Son courage et sa force d’âme sont tout aussi frappants. Cette force fut en partie humainement forgée, lors son séjour à Tétouan où son père officier était affecté et où elle fréquenta une école de garçons, où elle était la seule fille.
Guadalupe déploya incroyablement cette force et cette foi quand, auprès de sa mère et de son frère, dans la nuit du 7 au 8 septembre 1936, au cœur de la guerre civile espagnole, elle entoura son père qui allait être exécuté à petit matin. Guadalupe, sans verser une larme, l’aida à prier et à se préparer à aller à la rencontre de Dieu.
6. Quels traits de caractère de Guadalupe vous plairait-il de souligner?
Beaucoup de gens qui l'ont connue soulignent sa joie débordante, son sourire habituel. Accueillant joyeusement tout le monde, elle transmettait sa paix et sa confiance aussi bien aux paysannes qu’aux étudiantes, qu’aux grandes dames de la société. Sa joie n'était pas le fruit d’un effort humain, mais la conséquence de se savoir enfant de Dieu, de son intimité avec le Christ, c'est-à-dire d’un don de l'Esprit Saint. Aussi était-elle persévérante et sereine, et son apostolat, son service à l'Église et à la société n’en étaient que plus féconds.
Voici le témoignage d’une jeune étudiante, qui connut Guadalupe l'année suivante de son arrivée au Mexique : "J'avoue que j'étais curieuse de la rencontrer, parce que tout le monde me parlait de son rire, de sa joie permanente’’.
Sa joie n'était pas le fruit d’un effort humain, mais la conséquence de se savoir enfant de Dieu, de son intimité avec le Christ, c'est-à-dire d’un don de l'Esprit Saint.
Et son frère Eduardo, médecin, à son chevet au dernier instant : "C'était le grand "secret" de Guadalupe : Prendre toujours du bon côté, - tout était bon – tout ce qui lui arrivait. Autour d’elle, dans ces heures angoissantes de la mort, tous étaient émerveillés par son sourire inoubliable ».
7. Peut-on dire que Guadalupe incarne "l'esprit des Béatitudes" dont parle le Pape François dans Gaudete et Exsultate ?
Bien sûr, je le pense, parce que sa vie, toute normale et en même temps pleine de Dieu, est une splendide invitation à s'ouvrir aux autres.
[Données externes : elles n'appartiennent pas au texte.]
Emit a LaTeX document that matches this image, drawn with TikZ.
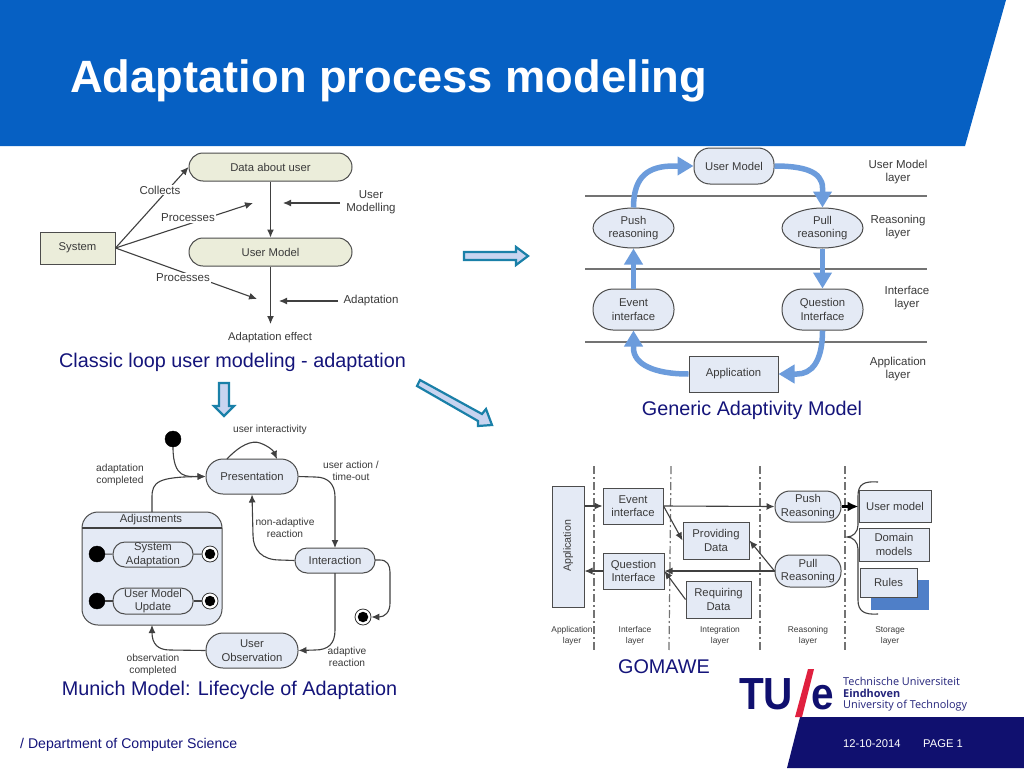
\documentclass[tikz,border=0pt]{standalone}
\usepackage{fontspec}
\setmainfont{Liberation Sans}
\newfontfamily\logofont{Open Sans}
\usetikzlibrary{arrows.meta,shapes.geometric}
\definecolor{tueblue}{HTML}{0660C3}
\definecolor{tuenavy}{HTML}{10106F}
\definecolor{capnavy}{HTML}{14147A}
\definecolor{boxfill}{HTML}{E4EAF5}
\definecolor{olivefill}{HTML}{EBEDDA}
\definecolor{flow}{HTML}{6C9CDC}
\definecolor{arrowteal}{HTML}{1A80A8}
\definecolor{pale}{HTML}{C8D4F0}
\definecolor{inktext}{HTML}{3A3A3A}
\definecolor{rulesblue}{HTML}{4F7FC8}
\definecolor{logored}{HTML}{E0203F}
\tikzset{
  captxt/.style={font=\fontsize{19.8}{23}\selectfont,text=capnavy,inner sep=0pt},
  lbl/.style={font=\fontsize{11.5}{13.5}\selectfont,text=inktext,align=center,inner sep=0pt},
  lbls/.style={font=\fontsize{10.2}{12}\selectfont,text=inktext,align=center,inner sep=0pt},
  lblt/.style={font=\fontsize{8.4}{11}\selectfont,text=inktext,align=center,inner sep=0pt},
  nbox/.style={draw=black!70,line width=1pt,fill=boxfill,font=\fontsize{11.3}{13.5}\selectfont,text=inktext,align=center,inner sep=0pt},
  pill/.style={nbox,rectangle,rounded corners=#1},
  oval/.style={nbox,ellipse},
  flowa/.style={draw=flow,line width=5.5pt,-{Triangle[length=16pt,width=18pt,fill=flow]}},
  thina/.style={draw=black!75,line width=1.1pt,-{Latex[length=8pt,width=7pt]}},
  plainl/.style={draw=black!75,line width=1.1pt},
  layerl/.style={draw=black!55,line width=1.8pt},
  dashl/.style={draw=black!55,line width=1.2pt,dash pattern=on 8pt off 3pt on 2pt off 3pt},
  blk/.style={circle,fill=black,draw=black,minimum size=16pt,inner sep=0pt},
  endo/.style={circle,fill=white,draw=black!80,line width=.8pt,minimum size=16pt,inner sep=0pt},
  endi/.style={circle,fill=black,minimum size=10.5pt,inner sep=0pt},
  barrow/.style={draw=arrowteal,fill=pale,line width=2.2pt,line join=miter},
  logoa/.style={font=\logofont\fontsize{10.9}{12}\selectfont,text=capnavy!85!gray,anchor=west,inner sep=0pt},
  logob/.style={font=\bfseries\fontsize{45}{45}\selectfont,text=tuenavy,inner sep=0pt}
}
\begin{document}
\begin{tikzpicture}[x=1pt,y=-1pt]
\useasboundingbox (0,0) rectangle (1024,768);
\fill[white] (0,0) rectangle (1024,768);
% bands
\fill[tueblue] (0,0) -- (1006,0) -- (965,146) -- (0,146) -- cycle;
\fill[tuenavy] (800,717) -- (1024,717) -- (1024,768) -- (787,768) -- cycle;
\node[anchor=west,inner sep=0pt,text=white,font=\bfseries\fontsize{45.3}{50}\selectfont] (title) at (70,81) {Adaptation process modeling};
% ---------- classic loop
\node[pill=14pt,fill=olivefill,minimum width=163pt,minimum height=28pt] (cdata) at (270.5,167) {Data about user};
\node[pill=14pt,fill=olivefill,minimum width=163pt,minimum height=28pt] (cum) at (270.5,252) {User Model};
\node[nbox,fill=olivefill,rectangle,minimum width=75pt,minimum height=32pt] (csys) at (77.5,248) {System};
\node[lbl,font=\fontsize{11.2}{13.5}\selectfont] (ceff) at (270,338) {Adaptation effect};
\node[lbl] (cum2) at (371,202) {User\\Modelling};
\node[lbl] (cad) at (371,301) {Adaptation};
\coordinate (cp1) at (253,203);
\coordinate (cp2) at (257,299);
\coordinate (cu1) at (283,203);
\coordinate (cu0) at (340,203);
\coordinate (ca1) at (279,301);
\coordinate (ca0) at (338,301);
\coordinate (ceffa) at (270.5,324);
\draw[thina] (cdata) -- (cum);
\draw[thina] (cum) -- (ceffa);
\draw[thina] (csys.east) -- (cdata.west);
\draw[thina] (csys.east) -- (cp1);
\draw[thina] (csys.east) -- (cp2);
\draw[thina] (cu0) -- (cu1);
\draw[thina] (ca0) -- (ca1);
\node[lbl,fill=white,inner sep=1pt] (lcol) at (160,190) {Collects};
\node[lbl,fill=white,inner sep=1pt] (lp1) at (188,218) {Processes};
\node[lbl,fill=white,inner sep=1pt] (lp2) at (183,278) {Processes};
\node[captxt] (capa) at (232.5,362) {Classic loop user modeling - adaptation};
% ---------- generic
\coordinate (gl1a) at (585,196); \coordinate (gl1b) at (927,196);
\coordinate (gl2a) at (585,269); \coordinate (gl2b) at (927,269);
\coordinate (gl3a) at (585,342); \coordinate (gl3b) at (927,342);
\draw[layerl] (gl1a) -- (gl1b);
\draw[layerl] (gl2a) -- (gl2b);
\draw[layerl] (gl3a) -- (gl3b);
\node[pill=16pt,minimum width=80pt,minimum height=36pt] (gum) at (734,166) {User Model};
\node[oval,minimum width=81pt,minimum height=40pt] (gpush) at (633.5,228) {Push\\reasoning};
\node[oval,minimum width=81pt,minimum height=40pt] (gpull) at (822.5,228) {Pull\\reasoning};
\node[pill=20pt,minimum width=81pt,minimum height=41pt] (gev) at (633.5,309.5) {Event\\interface};
\node[pill=20pt,minimum width=81pt,minimum height=41pt] (gq) at (822.5,309.5) {Question\\Interface};
\node[nbox,rectangle,minimum width=89pt,minimum height=36pt] (gapp) at (733.5,374) {Application};
\coordinate (gb1) at (674,166);
\coordinate (gb2) at (822.5,188);
\coordinate (gb3) at (797,374);
\coordinate (gb4) at (633.5,348);
\draw[flowa] (gpush.north) .. controls +(0,-32) and +(-25,0) .. (gb1) -- (gum.west);
\draw[flowa] (gum.east) .. controls +(28,0) and +(0,-17) .. (gb2) -- (gpull.north);
\draw[flowa] (gpull.south) -- (gq.north);
\draw[flowa] (gev.north) -- (gpush.south);
\draw[flowa] (gq.south) .. controls +(0,32) and +(14,0) .. (gb3) -- (gapp.east);
\draw[flowa] (gapp.west) .. controls +(-35,0) and +(0,16) .. (gb4) -- (gev.south);
\node[lbl] (gt1) at (898,172) {User Model\\layer};
\node[lbl] (gt2) at (898,227) {Reasoning\\layer};
\node[lbl] (gt3) at (907,298) {Interface\\layer};
\node[lbl] (gt4) at (898,369) {Application\\layer};
\node[captxt] (capb) at (752,410) {Generic Adaptivity Model};
% ---------- block arrows
\draw[barrow] (464,252) -- (516,252) -- (516,247) -- (528,256) -- (516,265) -- (516,260) -- (464,260) -- cycle;
\draw[barrow] (219,383) -- (229,383) -- (229,406) -- (234,406) -- (224,416) -- (214,406) -- (219,406) -- cycle;
\draw[barrow] (420,380) -- (482,414) -- (486,409) -- (492,425) -- (478,426) -- (478,421) -- (417,386) -- cycle;
% ---------- munich
\node[pill=17pt,minimum width=92pt,minimum height=35pt] (mpres) at (252,476.5) {Presentation};
\node[pill=12pt,minimum width=80pt,minimum height=25pt] (mint) at (335,560.5) {Interaction};
\node[pill=17pt,minimum width=92pt,minimum height=35pt] (mobs) at (252,650.5) {User\\Observation};
\node[pill=16pt,minimum width=140pt,minimum height=113pt] (madj) at (152,568.5) {};
\coordinate (mdl) at (82,528); \coordinate (mdr) at (222,528);
\draw[plainl] (mdl) -- (mdr);
\node[lbl,font=\fontsize{11.3}{12}\selectfont] (madjt) at (151,520) {Adjustments};
\node[pill=12pt,minimum width=80pt,minimum height=25pt] (msys) at (153,554.5) {System\\Adaptation};
\node[pill=12pt,minimum width=80pt,minimum height=26pt] (mupd) at (153,601) {User Model\\Update};
\node[blk] (ms0) at (173,439) {};
\node[blk] (ms1) at (97,554) {};
\node[blk] (ms2) at (97,601) {};
\node[endo] (me1) at (210,554) {}; \node[endi] (me1i) at (210,554) {};
\node[endo] (me2) at (210,601) {}; \node[endi] (me2i) at (210,601) {};
\node[endo] (me3) at (363,617) {}; \node[endi] (me3i) at (363,617) {};
\draw[plainl] (ms1) -- (msys);
\draw[plainl] (msys) -- (me1);
\draw[plainl] (ms2) -- (mupd);
\draw[plainl] (mupd) -- (me2);
\coordinate (madjn) at (152,512);
\coordinate (madjs) at (152,625);
\coordinate (mloopa) at (227,459);
\coordinate (mloopb) at (277,459);
\coordinate (mintn) at (335,548);
\coordinate (minte) at (375,560);
\coordinate (mints) at (335,573);
\draw[thina] (ms0.south) .. controls +(0,32) and +(-18,0) .. (mpres.west);
\draw[thina] (madjn) -- (152,497) .. controls (152,482) and (158,477) .. (mpres.west);
\draw[thina] (mloopa) .. controls (240,445) and (252,440) .. (260,443) .. controls (268,446) and (273,450) .. (mloopb);
\draw[thina] (mpres.east) -- (315,477) .. controls (328,477) and (335,484) .. (335,497) -- (mintn);
\draw[thina] (mint.west) -- (280,560) .. controls (262,560) and (253,550) .. (253,535) -- (mpres.south);
\draw[thina] (mints) -- (335,630) .. controls (335,644) and (328,650) .. (315,650) -- (mobs.east);
\draw[thina] (minte) -- (380,560) .. controls (387,560) and (390,565) .. (390,572) -- (390,603) .. controls (390,612) and (385,617) .. (me3.east);
\draw[thina] (mobs.west) -- (170,650) .. controls (158,650) and (152,644) .. (madjs);
\node[lbls] (mt1) at (270,430) {user interactivity};
\node[lbls] (mt2) at (120,475) {adaptation\\completed};
\node[lbls] (mt3) at (351,471) {user action /\\time-out};
\node[lbls] (mt4) at (285,527.5) {non-adaptive\\reaction};
\node[lbls] (mt5) at (347,657) {adaptive\\reaction};
\node[lbls] (mt6) at (153,664.5) {observation\\completed};
\node[captxt] (capc) at (229.5,690) {Munich Model: Lifecycle of Adaptation};
% ---------- gomawe
\coordinate (gd1a) at (594,466); \coordinate (gd1b) at (594,650);
\coordinate (gd2a) at (671,466); \coordinate (gd2b) at (669,650);
\coordinate (gd3a) at (760,466); \coordinate (gd3b) at (760,650);
\coordinate (gd4a) at (845,466); \coordinate (gd4b) at (845,650);
\draw[dashl] (gd1a) -- (gd1b);
\draw[dashl] (gd2a) -- (gd2b);
\draw[dashl] (gd3a) -- (gd3b);
\draw[dashl] (gd4a) -- (gd4b);
\fill[rulesblue] (871,580) rectangle (929,610);
\node[nbox,rectangle,minimum width=32pt,minimum height=121pt] (oapp) at (568,546.5) {};
\node[lbl,rotate=90,font=\fontsize{10.6}{12}\selectfont] (oappt) at (568,546) {Application};
\node[nbox,rectangle,minimum width=60pt,minimum height=36pt] (oev) at (633,506) {Event\\interface};
\node[nbox,rectangle,minimum width=61pt,minimum height=36pt] (oq) at (633.5,571) {Question\\Interface};
\node[nbox,rectangle,minimum width=66pt,minimum height=37pt] (oprov) at (716,540.5) {Providing\\Data};
\node[nbox,rectangle,minimum width=65pt,minimum height=37pt] (oreq) at (718.5,599.5) {Requiring\\Data};
\node[pill=15pt,minimum width=66pt,minimum height=31pt] (opush) at (808,506.5) {Push\\Reasoning};
\node[pill=15pt,minimum width=66pt,minimum height=32pt] (opull) at (808,571) {Pull\\Reasoning};
\node[nbox,rectangle,minimum width=72pt,minimum height=32pt] (ouser) at (895,506) {User model};
\node[nbox,rectangle,minimum width=70pt,minimum height=33pt] (odom) at (894,544.5) {Domain\\models};
\node[nbox,rectangle,minimum width=57pt,minimum height=29pt] (orul) at (888.5,582.5) {Rules};
\coordinate (obr1) at (878,482);
\coordinate (obr2) at (847,537);
\coordinate (obr3) at (878,614);
\draw[plainl] (obr1) .. controls (864,481) and (858,484) .. (858,496) -- (858,525) .. controls (858,532) and (853,537) .. (obr2) .. controls (853,537) and (858,542) .. (858,549) -- (858,600) .. controls (858,611) and (864,615) .. (obr3);
\draw[thina] (oapp.east |- oev) -- (oev.west);
\draw[thina] (oev.east) -- (opush.west);
\draw[draw=black,line width=2.4pt,-{Latex[length=11pt,width=10pt]}] (opush.east) -- (ouser.west |- opush);
\draw[thina] (oev.east) -- (oprov.west);
\draw[thina] (opull.west) -- (oprov.east);
\draw[thina] (opull.west) -- (oq.east);
\draw[thina] (oq.west) -- (oapp.east |- oq);
\draw[thina] (oreq.west) -- (oq.east);
\node[lblt] (ot1) at (572,635.5) {Application\\layer};
\node[lblt] (ot2) at (635,635.5) {Interface\\layer};
\node[lblt] (ot3) at (720,635.5) {Integration\\layer};
\node[lblt] (ot4) at (808,635.5) {Reasoning\\layer};
\node[lblt] (ot5) at (890,635.5) {Storage\\layer};
\node[captxt] (capd) at (664,667) {GOMAWE};
% ---------- logo
\node[logob,anchor=base west,xscale=.9] (logotu) at (739,709) {TU};
\node[logob,anchor=base west,xscale=.9] (logoe) at (811,709) {e};
\fill[logored] (808,669) -- (814,669) -- (802,717) -- (795,717) -- cycle;
\node[logoa] (lg1) at (843,681) {Technische Universiteit};
\node[logoa,font=\logofont\bfseries\fontsize{10.9}{12}\selectfont] (lg2) at (843,693.5) {Eindhoven};
\node[logoa] (lg3) at (843,706) {University of Technology};
% ---------- footer
\node[anchor=west,inner sep=0pt,text=capnavy,font=\fontsize{14.1}{16}\selectfont] (ft1) at (20,745) {/ Department of Computer Science};
\node[anchor=west,inner sep=0pt,text=white,font=\fontsize{11.2}{13}\selectfont] (ft2) at (843,744) {12-10-2014};
\node[anchor=west,inner sep=0pt,text=white,font=\fontsize{11.2}{13}\selectfont] (ft3) at (923,744) {PAGE 1};
\end{tikzpicture}
\end{document}
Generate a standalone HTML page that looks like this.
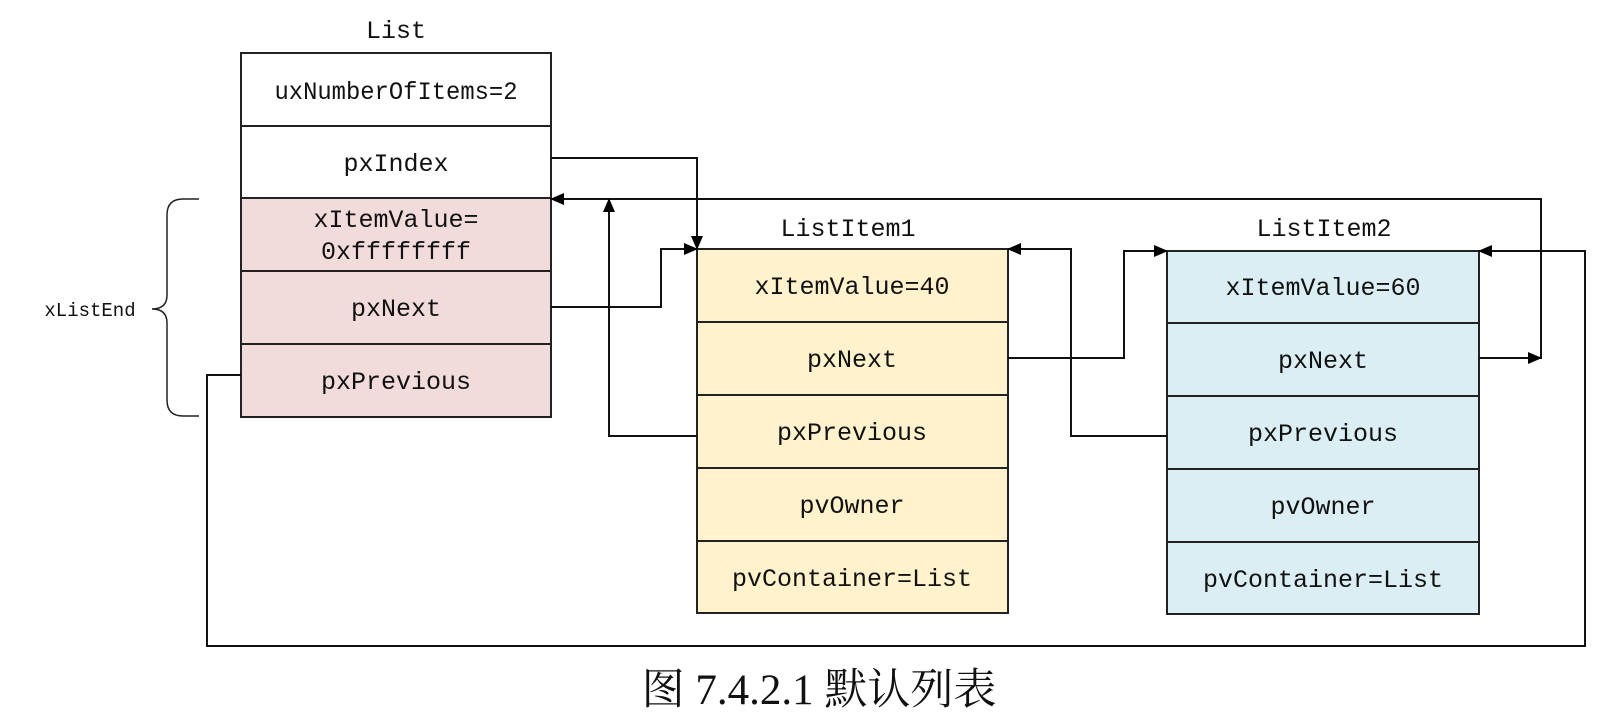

Son exemple nous encourage à quitter nos aises pour nous donner au service des autres. Sur le chemin des Béatitudes, Guadalupe nous aide à découvrir que c'est seulement avec le Christ que nous pouvons avoir une joie profonde et permanente, comme l'explique le Pape dans Gaudetete et Exsultate.
8. Y a-t-il une dévotion populaire ? Qu'est-ce que les gens demandent à Guadalupe Ortiz de Landázuri ?
La dévotion privée à Guadalupe se répand de plus en plus. Beaucoup de gens écrivent à la postulation pour faire part des grâces que Dieu leur a accordées, après avoir invoqué Guadalupe. Au cours des 10 dernières années, nous avons reçu des récits de faveurs de l'Espagne, du Mexique, de la Belgique, de l'Italie, du Portugal, de la Lituanie, du Kenya, de l'Inde, du Venezuela, de l'Équateur, du Guatemala, de Porto Rico, des États-Unis et du Canada. Un autre signe clair de sa renommée de sainteté est qu'à Zamora - dans l'état de Michoacán, au Mexique – on a ouvert une école primaire sous le nom de "Colegio Guadalupe Ortiz de Landázuri". Cette initiative a été promue par des personnes qui, ayant lu sa biographie, ont été touchées par sa sainteté, son professionnalisme et son dévouement à l'enseignement et à la formation des jeunes.
Les personnes qui ont eu recours à l'intercession de Guadalupe ont reçu de nombreuses grâces : des guérisons, des faveurs liées à la grossesse et à l'accouchement, l’obtention d'un emploi, la conciliation du travail et de la famille, la résolution de problèmes économiques, la réconciliation familiale, le rapprochement de Dieu des amis et des collègues de travail, etc.